Gary Gensler, the newly appointed chairman of the Securities and Exchange Commission (SEC), the premier regulator of financial services firms and Wall Street, has a big problem.
Gensler took office when Wall Street had gone wild. During the pandemic, young, novice “investors” fell in love with meme stocks and aggressively traded on Robinhood. Cryptocurrencies became all the rage and a number of digital asset exchanges and platforms emerged to service the overwhelming demand for buying, selling and trading Bitcoin, Dogecoin, Ethereum and other cryptocurrencies.
There was a boom in underwriting IPOs and SPACs. Questions arose over Chinese stocks listed and traded on U.S. exchanges and the practice of payment for order flow. Investors complained of activities that suspiciously looked like pump-and-dump schemes and attempts at market manipulations. While this is happening, there are also the usual shenanigans at big investment banks, hedge funds, private equity firms and an array of financial institutions that need attention.
Gensler shared his concern with CNBC, saying about the regulatory agency, “We are short-staffed.” He continued, “It might sound odd to say that [about] an agency with 4,400 remarkable, dedicated staff working remotely during this challenging pandemic.
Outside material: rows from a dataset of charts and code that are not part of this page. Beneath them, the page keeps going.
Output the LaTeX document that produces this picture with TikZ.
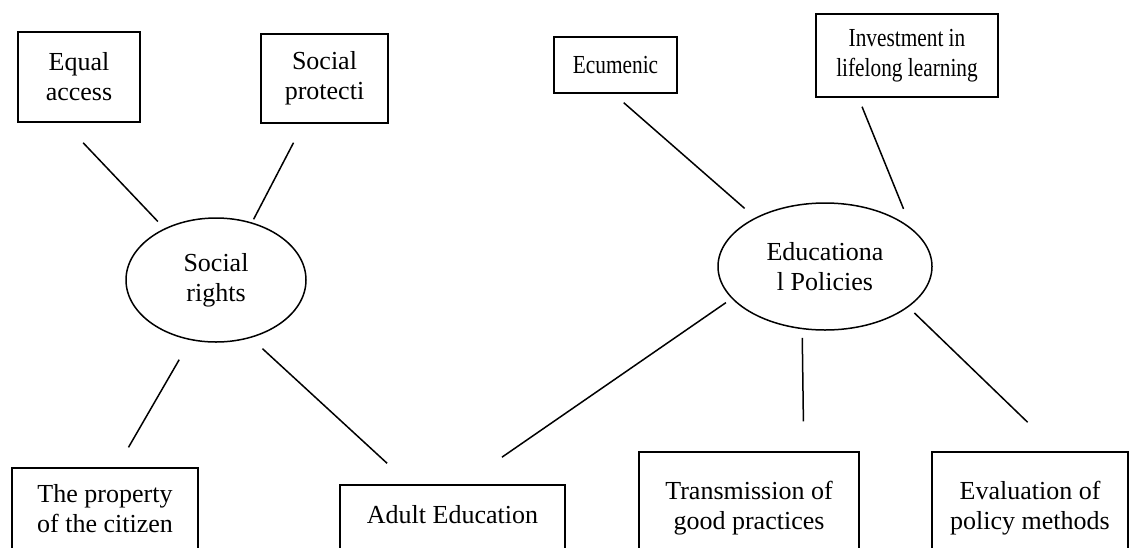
\documentclass[tikz,border=0pt]{standalone}
\usepackage{fontspec}
\setmainfont{Liberation Serif}
\newfontfamily\narrowfont[FakeStretch=0.82]{Liberation Serif}
\usetikzlibrary{shapes.geometric}

\tikzstyle{bx} = [rectangle, draw, line width=1.5pt, inner sep=0pt, align=center, font=\fontsize{26}{30}\selectfont]
\tikzstyle{nbx} = [bx, font=\fontsize{26}{30}\narrowfont]
\tikzstyle{el} = [ellipse, draw, line width=1.5pt, inner sep=0pt, align=center, font=\fontsize{26}{30}\selectfont]
\tikzstyle{ln} = [line width=1.5pt]

\begin{document}
\begin{tikzpicture}[x=1pt, y=-1pt]
    \path[use as bounding box, clip] (0,0) rectangle (1132,547);
    \node[el, minimum width=180pt, minimum height=124pt] (SR) at (216,280) {Social\\rights};
    \node[el, minimum width=214pt, minimum height=127pt] (EP) at (825,266.5) {Educationa\\l Policies};
    \node[bx, minimum width=122pt, minimum height=90pt] (EA) at (79,77) {Equal\\access};
    \node[bx, minimum width=127pt, minimum height=89pt] (SP) at (324.5,78.5) {Social\\protecti};
    \node[bx, minimum width=186pt, minimum height=82pt] (PC) at (105,509) {The property\\of the citizen};
    \node[bx, minimum width=225pt, minimum height=70pt, text depth=12pt] (AE) at (452.5,520) {Adult Education};
    \node[nbx, minimum width=123pt, minimum height=56pt] (EC) at (615.5,65) {Ecumenic};
    \node[nbx, minimum width=182pt, minimum height=83pt] (IL) at (907,55.5) {Investment in\\lifelong learning};
    \node[bx, minimum width=220pt, minimum height=112pt] (TG) at (749,508) {Transmission of\\good practices};
    \node[bx, minimum width=196pt, minimum height=112pt] (EM) at (1030,508) {Evaluation of\\policy methods};
    \draw[ln, shorten <=27.6pt, shorten >=9.5pt] (EA.252) -- (SR.135);
    \draw[ln, shorten <=21.4pt, shorten >=3.5pt] (SP.245) -- (SR.58);
    \draw[ln, shorten <=22.5pt, shorten >=23pt] (SR.247) -- (PC.74);
    \draw[ln, shorten <=15.8pt, shorten >=31pt] (SR.301) -- (AE.140);
    \draw[ln, shorten <=13.6pt, shorten >=14pt] (EC.266) -- (EP.145);
    \draw[ln, shorten <=9.7pt, shorten >=20.7pt] (IL.221) -- (EP.24);
    \draw[ln, shorten <=7pt, shorten >=47.6pt] (EP.199) -- (AE.74);
    \draw[ln, shorten <=8.5pt, shorten >=30pt] (EP.250) -- (TG.46.55);
    \draw[ln, shorten <=8.3pt, shorten >=41.8pt] (EP.334) -- (EM.64);
  \end{tikzpicture}
\end{document}
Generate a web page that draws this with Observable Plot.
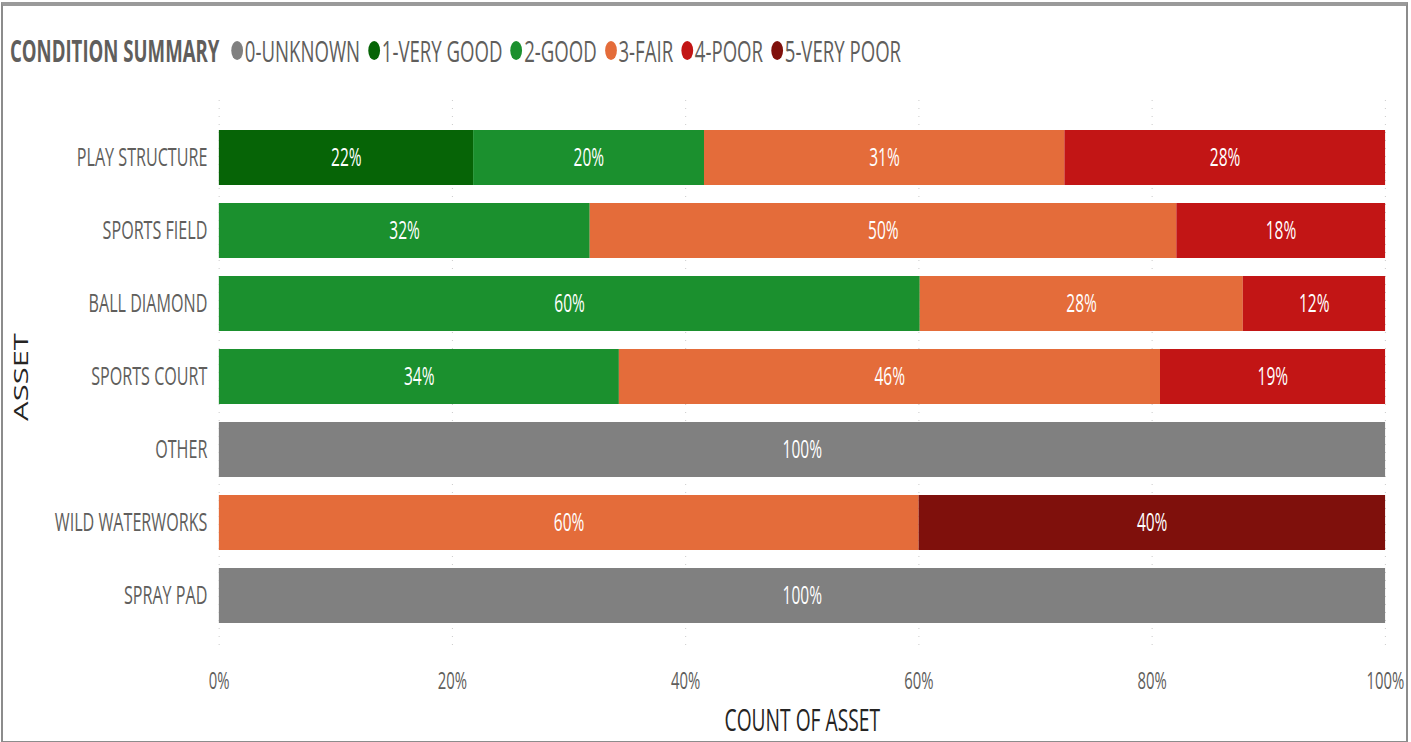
<!DOCTYPE html>
<html>
<head>
<meta charset="utf-8">
<script src="https://cdn.jsdelivr.net/npm/d3@7"></script>
<script src="https://cdn.jsdelivr.net/npm/@observablehq/plot@0.6"></script>
<style>
  html, body { margin: 0; padding: 0; background: #fff; }
  body { width: 1411px; height: 742px; overflow: hidden; position: relative; font-family: "Open Sans", sans-serif; }
  #frame { position: absolute; left: 1px; top: 2px; width: 1403px; height: 735px; border: 2px solid #8c8c8c; border-top: 4px solid #9a9a9a; pointer-events: none; }
  #wrap { position: absolute; left: 0; top: 0; transform-origin: 0 0; }
  #legend { height: 90px; padding-top: 10px; box-sizing: border-box; display: flex; align-items: center; padding-left: 16px; font-size: 30px; color: #605e5c; white-space: nowrap; }
  #legend .title { font-weight: 700; color: #605e5c; margin-right: 19px; }
  #legend .item { display: flex; align-items: center; margin-right: 13px; }
  #legend .dot { width: 19px; height: 19px; border-radius: 50%; margin-right: 3px; }
</style>
</head>
<body>
<div id="wrap">
  <div id="legend"></div>
  <div id="chart"></div>
</div>
<div id="frame"></div>
<script>
// ---- data ----
const assets = ["PLAY STRUCTURE", "SPORTS FIELD", "BALL DIAMOND", "SPORTS COURT", "OTHER", "WILD WATERWORKS", "SPRAY PAD"];
const conditions = ["0-UNKNOWN", "1-VERY GOOD", "2-GOOD", "3-FAIR", "4-POOR", "5-VERY POOR"];
const conditionColors = ["#808080", "#066406", "#1b902e", "#e46c3a", "#c21515", "#7f100c"];
// percent of assets per condition, in the order of `assets`
const unknownPct  = [0, 0, 0, 0, 100, 0, 100];
const veryGoodPct = [21.8, 0, 0, 0, 0, 0, 0];
const goodPct     = [19.8, 31.8, 60.1, 34.3, 0, 0, 0];
const fairPct     = [30.9, 50.3, 27.7, 46.4, 0, 60, 0];
const poorPct     = [27.5, 17.9, 12.2, 19.3, 0, 0, 0];
const veryPoorPct = [0, 0, 0, 0, 0, 40, 0];
const xTicks = [0, 20, 40, 60, 80, 100];
const legendTitle = "CONDITION SUMMARY";
const xLabel = "COUNT OF ASSET";
const yLabel = "ASSET";

const series = [unknownPct, veryGoodPct, goodPct, fairPct, poorPct, veryPoorPct];
const data = [];
assets.forEach((a, i) => {
  conditions.forEach((c, j) => {
    const v = series[j][i];
    if (v > 0) data.push({asset: a, condition: c, value: v});
  });
});

// ---- layout (the reference is horizontally compressed) ----
const S = 0.62;
const W = Math.round(1411 / S);
const wrap = document.getElementById("wrap");
wrap.style.width = W + "px";
wrap.style.transform = `scaleX(${S})`;

// legend
const legend = document.getElementById("legend");
const t = document.createElement("span");
t.className = "title"; t.textContent = legendTitle;
legend.appendChild(t);
conditions.forEach((c, j) => {
  const it = document.createElement("span"); it.className = "item";
  const d = document.createElement("span"); d.className = "dot"; d.style.background = conditionColors[j];
  const l = document.createElement("span"); l.textContent = c;
  it.appendChild(d); it.appendChild(l); legend.appendChild(it);
});

const chart = Plot.plot({
  width: W,
  height: 648,
  marginLeft: 353,
  marginRight: 42,
  marginTop: 20,
  marginBottom: 95,
  style: {fontFamily: "Open Sans, sans-serif", fontSize: "24px", color: "#605e5c", background: "transparent", overflow: "visible"},
  x: {domain: [0, 100]},
  y: {domain: assets, padding: 0.25},
  color: {domain: conditions, range: conditionColors},
  marks: [
    Plot.gridX(xTicks, {stroke: "#bdbdbd", strokeOpacity: 1, strokeDasharray: "1,7", insetTop: -10, insetBottom: -8}),
    Plot.barX(data, Plot.stackX({x: "value", y: "asset", fill: "condition", order: conditions})),
    Plot.text(data, Plot.stackX({x: "value", y: "asset", z: "condition", order: conditions, text: d => Math.round(d.value) + "%", fill: "white", fontSize: 25})),
    Plot.axisX({ticks: xTicks, tickSize: 0, tickPadding: 28, tickFormat: d => d + "%", label: xLabel, labelArrow: "none", labelAnchor: "center", labelOffset: 87, fontSize: 24}),
    Plot.axisY({tickSize: 0, tickPadding: 19, label: yLabel, labelAnchor: "center", labelOffset: 331, fontSize: 26})
  ]
});
document.getElementById("chart").appendChild(chart);
// axis titles darker and larger
chart.querySelectorAll('[aria-label="x-axis label"] text, [aria-label="y-axis label"] text').forEach(el => {
  el.setAttribute("fill", "#252423");
  el.style.fontSize = "31px";
  el.textContent = el.textContent.replace(/[→←↑↓]/g, "").trim();
});
</script>
</body>
</html>
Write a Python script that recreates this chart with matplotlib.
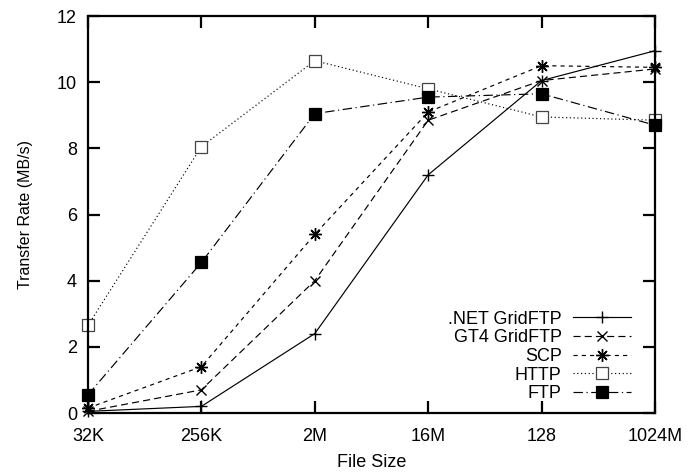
import matplotlib
matplotlib.use("Agg")
import matplotlib.pyplot as plt

plt.rcParams['font.family'] = ['Liberation Sans', 'DejaVu Sans']

categories = ["32K", "256K", "2M", "16M", "128", "1024M"]
net_gridftp = [0.05, 0.2, 2.4, 7.2, 10.05, 10.95]
gt4_gridftp = [0.05, 0.7, 4.0, 8.85, 10.05, 10.4]
scp = [0.15, 1.4, 5.4, 9.1, 10.5, 10.45]
http = [2.65, 8.05, 10.65, 9.8, 8.95, 8.85]
ftp = [0.55, 4.55, 9.05, 9.55, 9.65, 8.7]
yticks = [0, 2, 4, 6, 8, 10, 12]

fig = plt.figure(figsize=(6.95, 4.72), dpi=100)
ax = fig.add_axes([0.1266, 0.125, 0.8158, 0.841])

x = list(range(len(categories)))
ms = 9
lw = 0.85
ax.plot(x, net_gridftp, color='black', lw=lw, ls='-', marker='+', ms=ms, mew=1.0,
        label='.NET GridFTP', clip_on=False)
ax.plot(x, gt4_gridftp, color='black', lw=lw, ls=(0, (6, 3.5)), marker='x', ms=ms * 0.85, mew=1.0,
        label='GT4 GridFTP', clip_on=False)
ax.plot(x, scp, color='black', lw=lw, ls=(0, (3.5, 3.5)), marker=(8, 2, 0), ms=ms, mew=1.0,
        label='SCP', clip_on=False)
ax.plot(x, http, color='black', lw=lw, ls=(0, (1, 2.2)), marker='s', ms=ms, mew=0.9,
        mfc='white', mec='#444444', label='HTTP', clip_on=False)
ax.plot(x, ftp, color='black', lw=lw, ls=(0, (8, 3, 1, 3)), marker='s', ms=ms, mew=0.9,
        mfc='black', mec='black', label='FTP', clip_on=False)

ax.set_xlim(0, len(categories) - 1)
ax.set_ylim(0, 12)
ax.set_xticks(x)
ax.set_xticklabels(categories)
ax.set_yticks(yticks)
ax.tick_params(direction='in', length=8.6, width=1.6, labelsize=13, top=True, right=True)
ax.tick_params(axis='x', pad=11)
ax.tick_params(axis='y', pad=8)
for s in ax.spines.values():
    s.set_linewidth(1.6)

ax.set_xlabel('File Size', fontsize=13, labelpad=6.5)
ax.set_ylabel('Transfer Rate (MB/s)', fontsize=11.5, labelpad=17)

leg = ax.legend(loc='lower right', markerfirst=False, frameon=False, fontsize=13,
                handlelength=3.2, handletextpad=0.65, labelspacing=0.09,
                borderaxespad=0.0, borderpad=0.0, bbox_to_anchor=(0.958, 0.027))

fig.savefig('out.png', dpi=100)
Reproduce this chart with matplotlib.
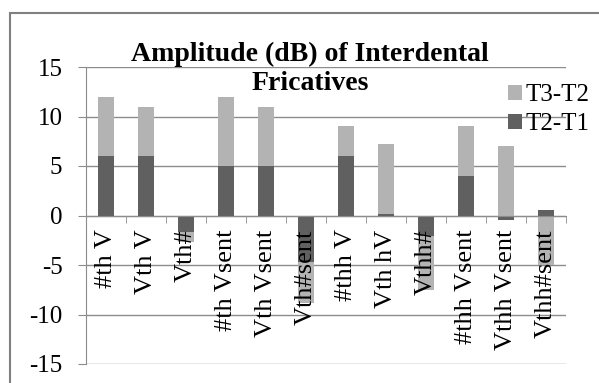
import numpy as np
import matplotlib.pyplot as plt
from matplotlib.patches import Rectangle

categories = ['#th V', 'Vth V', 'Vth#', '#th Vsent', 'Vth Vsent', 'Vth#sent',
              '#thh V', 'Vth hV', 'Vthh#', '#thh Vsent', 'Vthh Vsent', 'Vthh#sent']
t2_t1 = [6, 6, -1.7, 5, 5, -4.7, 6, 0.2, -2.1, 4, -0.5, 0.6]
t3_t2 = [6, 5, -1.0, 7, 6, -4.1, 3, 7, -5.4, 5, 7, -5.0]

dark = '#606060'
light = '#b3b3b3'
grid_c = '#8c8c8c'

plt.rcParams['font.family'] = ['Liberation Serif', 'DejaVu Serif']
plt.rcParams['axes.unicode_minus'] = False

fig = plt.figure(figsize=(5.99, 3.83), dpi=100)
ax = fig.add_axes([86 / 599, 1 - 364 / 383, 480 / 599, 297 / 383])

x = np.arange(len(categories))
pos = np.zeros(len(x))
neg = np.zeros(len(x))
for vals, col, lab in [(t2_t1, dark, 'T2-T1'), (t3_t2, light, 'T3-T2')]:
    v = np.array(vals, dtype=float)
    bottom = np.where(v >= 0, pos, neg)
    ax.bar(x, v, 0.4, bottom=bottom, color=col, label=lab, zorder=2)
    pos = pos + np.where(v >= 0, v, 0)
    neg = neg + np.where(v < 0, v, 0)

ax.set_xlim(-0.5, len(x) - 0.5)
ax.set_ylim(-15, 15)
ax.set_yticks(range(-15, 16, 5))
ax.yaxis.grid(True, color=grid_c, linewidth=1)
ax.set_axisbelow(True)

for s in ['top', 'right']:
    ax.spines[s].set_visible(False)
ax.spines['left'].set_color(grid_c)
ax.spines['bottom'].set_position(('data', 0))
ax.spines['bottom'].set_color(grid_c)

# category labels drawn on top of the bars, just under the zero line
ax.set_xticks([])
ax.set_xticks(np.arange(-0.5, len(x)), minor=True)
ax.tick_params(axis='x', which='minor', length=5, color=grid_c)
for i, c in enumerate(categories):
    ax.annotate(c, (i, 0), xytext=(0, -10), textcoords='offset points',
                rotation=90, ha='center', va='top', fontsize=19, zorder=5)
ax.tick_params(axis='y', length=6, color=grid_c, labelsize=18, pad=11)

fig.text(0.5175, 0.821, 'Amplitude (dB) of Interdental\nFricatives', ha='center',
         va='center', fontsize=20, fontweight='bold', linespacing=1.2)

h, l = ax.get_legend_handles_labels()
fig.legend(h[::-1], l[::-1], loc='upper left', bbox_to_anchor=(508 / 599, 1 - 84 / 383),
           frameon=False, fontsize=18, handlelength=0.55, handleheight=0.55,
           handletextpad=0.15, labelspacing=0.3, borderpad=0, borderaxespad=0)

fig.patches.append(Rectangle((10 / 599, -0.1), 1.2, 1 - 13 / 383 + 0.1,
                             transform=fig.transFigure, fill=False,
                             edgecolor='#808080', linewidth=1.5))

fig.savefig('out.png', dpi=100)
But that’s 4% to 5% less than we had just five years ago.”
The lack of staffing and proliferation of new types of firms and products shouldn’t be too surprising to industry insiders. In the aftermath of the financial crisis, compliance and regulations were made a top priority. The carnage created during this period created the need for greater oversight of the securities markets, bankers, brokers and traders.
Regulators cracked down on money laundering, insider trading, Ponzi schemes and other types of abusive and violative practices. The need for risk, audit, legal, compliance, privacy, regulatory and related professionals was insatiable. Compliance went from a sleepy back office type of job into one of the hottest and fastest growing professions on Wall Street.
Things quickly changed when President Donald Trump took office. His administration made deregulation of the financial markets and Corporate America a top priority. Trump contended that with fewer rules and regulations, the “animal spirits” of companies will kick into gear. Companies, unencumbered by onerous regulatory burdens, would be set free to aggressively pursue bold business pursuits. Along with high taxes, regulations were viewed by Trump as an anathema to corporate growth and profits. He ordered that new rules will not be needed and existing ones should be scrutinized and thrown out, as he famously proclaimed, “For every new rule, two must be revoked.”
Regulatory budgets were cut and regulatory personnel felt that they weren’t appreciated or adequately supported. Many left to pursue other opportunities. Savvy Wall Street players noticed the shift in policy and we’ve now seen the results.
The SEC and other financial regulators, such as the Comptroller of the Currency, Consumer Financial Protection Bureau, Commodity Futures Trading Commission, Federal Reserve Bank and the Financial Industry Regulatory Authority, a self-regulatory organization, are likely to request and receive funding from President Joe Biden’s administration, especially as Senators Elizabeth Warren and Bernie Sanders have been outspoken with their dislike and distrust of Wall Street.
It’s reasonable to believe that there will be an aggressive hiring campaign at the SEC and other regulatory agencies. Strict examinations, audits and reviews of the securities and cryptocurrency industries will occur. To keep the banks and financial institutions safe and out of the crosshairs of the regulatory bodies, there may be a substantial increase in hiring of compliance, risk, audit, legal and regulatory professionals.